Goal
Every line in the listing is to be echoed verbatim.

Source material

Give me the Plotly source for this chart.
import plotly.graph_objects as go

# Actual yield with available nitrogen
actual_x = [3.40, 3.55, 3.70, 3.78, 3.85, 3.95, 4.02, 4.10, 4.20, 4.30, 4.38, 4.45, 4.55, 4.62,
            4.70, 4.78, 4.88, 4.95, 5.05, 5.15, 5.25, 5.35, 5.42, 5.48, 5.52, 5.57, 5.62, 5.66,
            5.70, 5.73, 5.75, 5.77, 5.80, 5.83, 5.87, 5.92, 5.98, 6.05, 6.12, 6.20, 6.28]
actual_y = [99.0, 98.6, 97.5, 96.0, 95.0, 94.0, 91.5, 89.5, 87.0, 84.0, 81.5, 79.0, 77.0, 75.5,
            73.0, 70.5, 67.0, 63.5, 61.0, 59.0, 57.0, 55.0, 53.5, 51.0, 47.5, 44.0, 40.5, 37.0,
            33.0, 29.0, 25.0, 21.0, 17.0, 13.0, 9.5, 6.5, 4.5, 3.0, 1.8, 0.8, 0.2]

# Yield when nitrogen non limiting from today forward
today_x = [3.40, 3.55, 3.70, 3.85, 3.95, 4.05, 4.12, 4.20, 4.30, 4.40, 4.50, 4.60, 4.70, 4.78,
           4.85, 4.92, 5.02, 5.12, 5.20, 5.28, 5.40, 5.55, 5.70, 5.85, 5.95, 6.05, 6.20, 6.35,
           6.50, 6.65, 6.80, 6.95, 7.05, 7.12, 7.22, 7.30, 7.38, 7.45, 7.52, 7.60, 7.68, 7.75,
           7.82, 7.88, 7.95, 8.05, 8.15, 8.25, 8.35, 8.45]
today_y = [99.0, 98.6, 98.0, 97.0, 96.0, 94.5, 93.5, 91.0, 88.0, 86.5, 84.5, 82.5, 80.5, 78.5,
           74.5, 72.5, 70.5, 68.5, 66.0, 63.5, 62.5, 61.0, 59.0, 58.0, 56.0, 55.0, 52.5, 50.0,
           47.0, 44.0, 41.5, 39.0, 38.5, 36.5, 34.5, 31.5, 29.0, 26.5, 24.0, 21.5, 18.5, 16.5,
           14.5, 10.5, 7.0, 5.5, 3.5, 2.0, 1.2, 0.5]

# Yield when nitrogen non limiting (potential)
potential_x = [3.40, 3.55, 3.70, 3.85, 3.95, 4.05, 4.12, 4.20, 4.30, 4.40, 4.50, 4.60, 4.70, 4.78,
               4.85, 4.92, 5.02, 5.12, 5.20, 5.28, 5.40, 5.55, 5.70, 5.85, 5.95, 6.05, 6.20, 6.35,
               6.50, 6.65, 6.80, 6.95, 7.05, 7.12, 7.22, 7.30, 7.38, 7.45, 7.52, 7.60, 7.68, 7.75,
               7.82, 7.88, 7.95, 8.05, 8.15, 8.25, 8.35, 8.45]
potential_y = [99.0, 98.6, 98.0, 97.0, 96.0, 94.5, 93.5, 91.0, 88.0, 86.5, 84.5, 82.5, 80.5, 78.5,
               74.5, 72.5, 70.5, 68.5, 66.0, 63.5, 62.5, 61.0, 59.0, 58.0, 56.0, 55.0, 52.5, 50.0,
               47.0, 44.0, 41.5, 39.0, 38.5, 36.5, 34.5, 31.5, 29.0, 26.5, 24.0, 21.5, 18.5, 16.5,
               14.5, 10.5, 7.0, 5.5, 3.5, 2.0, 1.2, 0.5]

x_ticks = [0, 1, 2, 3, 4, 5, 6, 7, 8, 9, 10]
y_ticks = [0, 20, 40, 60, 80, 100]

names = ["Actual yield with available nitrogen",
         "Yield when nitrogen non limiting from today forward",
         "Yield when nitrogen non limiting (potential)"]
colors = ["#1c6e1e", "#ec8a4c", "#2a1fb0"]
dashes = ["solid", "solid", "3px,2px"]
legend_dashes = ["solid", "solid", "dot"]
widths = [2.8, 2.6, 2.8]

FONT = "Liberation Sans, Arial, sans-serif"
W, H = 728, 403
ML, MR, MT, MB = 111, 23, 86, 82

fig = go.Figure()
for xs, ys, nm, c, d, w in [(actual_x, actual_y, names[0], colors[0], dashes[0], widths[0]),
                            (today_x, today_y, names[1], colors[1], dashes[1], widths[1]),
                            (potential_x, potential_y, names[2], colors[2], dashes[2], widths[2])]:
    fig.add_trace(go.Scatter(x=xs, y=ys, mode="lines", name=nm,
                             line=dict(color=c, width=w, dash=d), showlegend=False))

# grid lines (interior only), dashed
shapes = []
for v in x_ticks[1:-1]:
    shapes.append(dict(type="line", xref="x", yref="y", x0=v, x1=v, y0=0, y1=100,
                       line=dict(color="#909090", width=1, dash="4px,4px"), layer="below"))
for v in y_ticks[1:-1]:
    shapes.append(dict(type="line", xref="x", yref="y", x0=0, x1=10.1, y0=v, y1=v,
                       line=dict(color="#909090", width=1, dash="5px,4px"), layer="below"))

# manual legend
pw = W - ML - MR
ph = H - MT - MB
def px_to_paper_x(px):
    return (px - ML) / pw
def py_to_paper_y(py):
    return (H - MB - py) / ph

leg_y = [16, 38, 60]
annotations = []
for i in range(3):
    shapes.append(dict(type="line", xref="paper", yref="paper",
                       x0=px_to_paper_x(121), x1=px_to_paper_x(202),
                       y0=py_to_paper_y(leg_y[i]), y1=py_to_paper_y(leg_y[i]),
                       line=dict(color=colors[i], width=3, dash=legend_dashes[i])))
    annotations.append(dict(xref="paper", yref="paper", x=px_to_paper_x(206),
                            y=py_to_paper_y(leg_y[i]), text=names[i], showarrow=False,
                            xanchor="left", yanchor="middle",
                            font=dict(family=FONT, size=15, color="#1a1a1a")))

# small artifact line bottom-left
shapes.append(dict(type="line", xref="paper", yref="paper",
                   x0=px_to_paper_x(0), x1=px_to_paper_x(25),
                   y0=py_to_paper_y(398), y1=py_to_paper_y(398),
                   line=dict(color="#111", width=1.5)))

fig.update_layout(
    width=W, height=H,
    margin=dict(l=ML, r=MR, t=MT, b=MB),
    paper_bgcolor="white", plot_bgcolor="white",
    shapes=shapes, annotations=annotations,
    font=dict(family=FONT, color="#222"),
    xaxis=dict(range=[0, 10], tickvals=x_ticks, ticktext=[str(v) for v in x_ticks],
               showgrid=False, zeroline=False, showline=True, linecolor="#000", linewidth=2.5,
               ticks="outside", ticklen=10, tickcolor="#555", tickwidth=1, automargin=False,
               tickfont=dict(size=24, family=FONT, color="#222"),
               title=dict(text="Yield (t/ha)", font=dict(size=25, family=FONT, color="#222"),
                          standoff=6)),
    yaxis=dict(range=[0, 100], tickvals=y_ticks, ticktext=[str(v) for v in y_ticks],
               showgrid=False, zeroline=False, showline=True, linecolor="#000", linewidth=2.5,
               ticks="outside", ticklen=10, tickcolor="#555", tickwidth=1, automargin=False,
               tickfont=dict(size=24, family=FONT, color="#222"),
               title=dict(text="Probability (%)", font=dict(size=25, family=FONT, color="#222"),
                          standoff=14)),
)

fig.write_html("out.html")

Answer to this task
Give me the Plotly source for this chart.
import plotly.graph_objects as go

# Actual yield with available nitrogen
actual_x = [3.40, 3.55, 3.70, 3.78, 3.85, 3.95, 4.02, 4.10, 4.20, 4.30, 4.38, 4.45, 4.55, 4.62,
            4.70, 4.78, 4.88, 4.95, 5.05, 5.15, 5.25, 5.35, 5.42, 5.48, 5.52, 5.57, 5.62, 5.66,
            5.70, 5.73, 5.75, 5.77, 5.80, 5.83, 5.87, 5.92, 5.98, 6.05, 6.12, 6.20, 6.28]
actual_y = [99.0, 98.6, 97.5, 96.0, 95.0, 94.0, 91.5, 89.5, 87.0, 84.0, 81.5, 79.0, 77.0, 75.5,
            73.0, 70.5, 67.0, 63.5, 61.0, 59.0, 57.0, 55.0, 53.5, 51.0, 47.5, 44.0, 40.5, 37.0,
            33.0, 29.0, 25.0, 21.0, 17.0, 13.0, 9.5, 6.5, 4.5, 3.0, 1.8, 0.8, 0.2]

# Yield when nitrogen non limiting from today forward
today_x = [3.40, 3.55, 3.70, 3.85, 3.95, 4.05, 4.12, 4.20, 4.30, 4.40, 4.50, 4.60, 4.70, 4.78,
           4.85, 4.92, 5.02, 5.12, 5.20, 5.28, 5.40, 5.55, 5.70, 5.85, 5.95, 6.05, 6.20, 6.35,
           6.50, 6.65, 6.80, 6.95, 7.05, 7.12, 7.22, 7.30, 7.38, 7.45, 7.52, 7.60, 7.68, 7.75,
           7.82, 7.88, 7.95, 8.05, 8.15, 8.25, 8.35, 8.45]
today_y = [99.0, 98.6, 98.0, 97.0, 96.0, 94.5, 93.5, 91.0, 88.0, 86.5, 84.5, 82.5, 80.5, 78.5,
           74.5, 72.5, 70.5, 68.5, 66.0, 63.5, 62.5, 61.0, 59.0, 58.0, 56.0, 55.0, 52.5, 50.0,
           47.0, 44.0, 41.5, 39.0, 38.5, 36.5, 34.5, 31.5, 29.0, 26.5, 24.0, 21.5, 18.5, 16.5,
           14.5, 10.5, 7.0, 5.5, 3.5, 2.0, 1.2, 0.5]

# Yield when nitrogen non limiting (potential)
potential_x = [3.40, 3.55, 3.70, 3.85, 3.95, 4.05, 4.12, 4.20, 4.30, 4.40, 4.50, 4.60, 4.70, 4.78,
               4.85, 4.92, 5.02, 5.12, 5.20, 5.28, 5.40, 5.55, 5.70, 5.85, 5.95, 6.05, 6.20, 6.35,
               6.50, 6.65, 6.80, 6.95, 7.05, 7.12, 7.22, 7.30, 7.38, 7.45, 7.52, 7.60, 7.68, 7.75,
               7.82, 7.88, 7.95, 8.05, 8.15, 8.25, 8.35, 8.45]
potential_y = [99.0, 98.6, 98.0, 97.0, 96.0, 94.5, 93.5, 91.0, 88.0, 86.5, 84.5, 82.5, 80.5, 78.5,
               74.5, 72.5, 70.5, 68.5, 66.0, 63.5, 62.5, 61.0, 59.0, 58.0, 56.0, 55.0, 52.5, 50.0,
               47.0, 44.0, 41.5, 39.0, 38.5, 36.5, 34.5, 31.5, 29.0, 26.5, 24.0, 21.5, 18.5, 16.5,
               14.5, 10.5, 7.0, 5.5, 3.5, 2.0, 1.2, 0.5]

x_ticks = [0, 1, 2, 3, 4, 5, 6, 7, 8, 9, 10]
y_ticks = [0, 20, 40, 60, 80, 100]

names = ["Actual yield with available nitrogen",
         "Yield when nitrogen non limiting from today forward",
         "Yield when nitrogen non limiting (potential)"]
colors = ["#1c6e1e", "#ec8a4c", "#2a1fb0"]
dashes = ["solid", "solid", "3px,2px"]
legend_dashes = ["solid", "solid", "dot"]
widths = [2.8, 2.6, 2.8]

FONT = "Liberation Sans, Arial, sans-serif"
W, H = 728, 403
ML, MR, MT, MB = 111, 23, 86, 82

fig = go.Figure()
for xs, ys, nm, c, d, w in [(actual_x, actual_y, names[0], colors[0], dashes[0], widths[0]),
                            (today_x, today_y, names[1], colors[1], dashes[1], widths[1]),
                            (potential_x, potential_y, names[2], colors[2], dashes[2], widths[2])]:
    fig.add_trace(go.Scatter(x=xs, y=ys, mode="lines", name=nm,
                             line=dict(color=c, width=w, dash=d), showlegend=False))

# grid lines (interior only), dashed
shapes = []
for v in x_ticks[1:-1]:
    shapes.append(dict(type="line", xref="x", yref="y", x0=v, x1=v, y0=0, y1=100,
                       line=dict(color="#909090", width=1, dash="4px,4px"), layer="below"))
for v in y_ticks[1:-1]:
    shapes.append(dict(type="line", xref="x", yref="y", x0=0, x1=10.1, y0=v, y1=v,
                       line=dict(color="#909090", width=1, dash="5px,4px"), layer="below"))

# manual legend
pw = W - ML - MR
ph = H - MT - MB
def px_to_paper_x(px):
    return (px - ML) / pw
def py_to_paper_y(py):
    return (H - MB - py) / ph

leg_y = [16, 38, 60]
annotations = []
for i in range(3):
    shapes.append(dict(type="line", xref="paper", yref="paper",
                       x0=px_to_paper_x(121), x1=px_to_paper_x(202),
                       y0=py_to_paper_y(leg_y[i]), y1=py_to_paper_y(leg_y[i]),
                       line=dict(color=colors[i], width=3, dash=legend_dashes[i])))
    annotations.append(dict(xref="paper", yref="paper", x=px_to_paper_x(206),
                            y=py_to_paper_y(leg_y[i]), text=names[i], showarrow=False,
                            xanchor="left", yanchor="middle",
                            font=dict(family=FONT, size=15, color="#1a1a1a")))

# small artifact line bottom-left
shapes.append(dict(type="line", xref="paper", yref="paper",
                   x0=px_to_paper_x(0), x1=px_to_paper_x(25),
                   y0=py_to_paper_y(398), y1=py_to_paper_y(398),
                   line=dict(color="#111", width=1.5)))

fig.update_layout(
    width=W, height=H,
    margin=dict(l=ML, r=MR, t=MT, b=MB),
    paper_bgcolor="white", plot_bgcolor="white",
    shapes=shapes, annotations=annotations,
    font=dict(family=FONT, color="#222"),
    xaxis=dict(range=[0, 10], tickvals=x_ticks, ticktext=[str(v) for v in x_ticks],
               showgrid=False, zeroline=False, showline=True, linecolor="#000", linewidth=2.5,
               ticks="outside", ticklen=10, tickcolor="#555", tickwidth=1, automargin=False,
               tickfont=dict(size=24, family=FONT, color="#222"),
               title=dict(text="Yield (t/ha)", font=dict(size=25, family=FONT, color="#222"),
                          standoff=6)),
    yaxis=dict(range=[0, 100], tickvals=y_ticks, ticktext=[str(v) for v in y_ticks],
               showgrid=False, zeroline=False, showline=True, linecolor="#000", linewidth=2.5,
               ticks="outside", ticklen=10, tickcolor="#555", tickwidth=1, automargin=False,
               tickfont=dict(size=24, family=FONT, color="#222"),
               title=dict(text="Probability (%)", font=dict(size=25, family=FONT, color="#222"),
                          standoff=14)),
)

fig.write_html("out.html")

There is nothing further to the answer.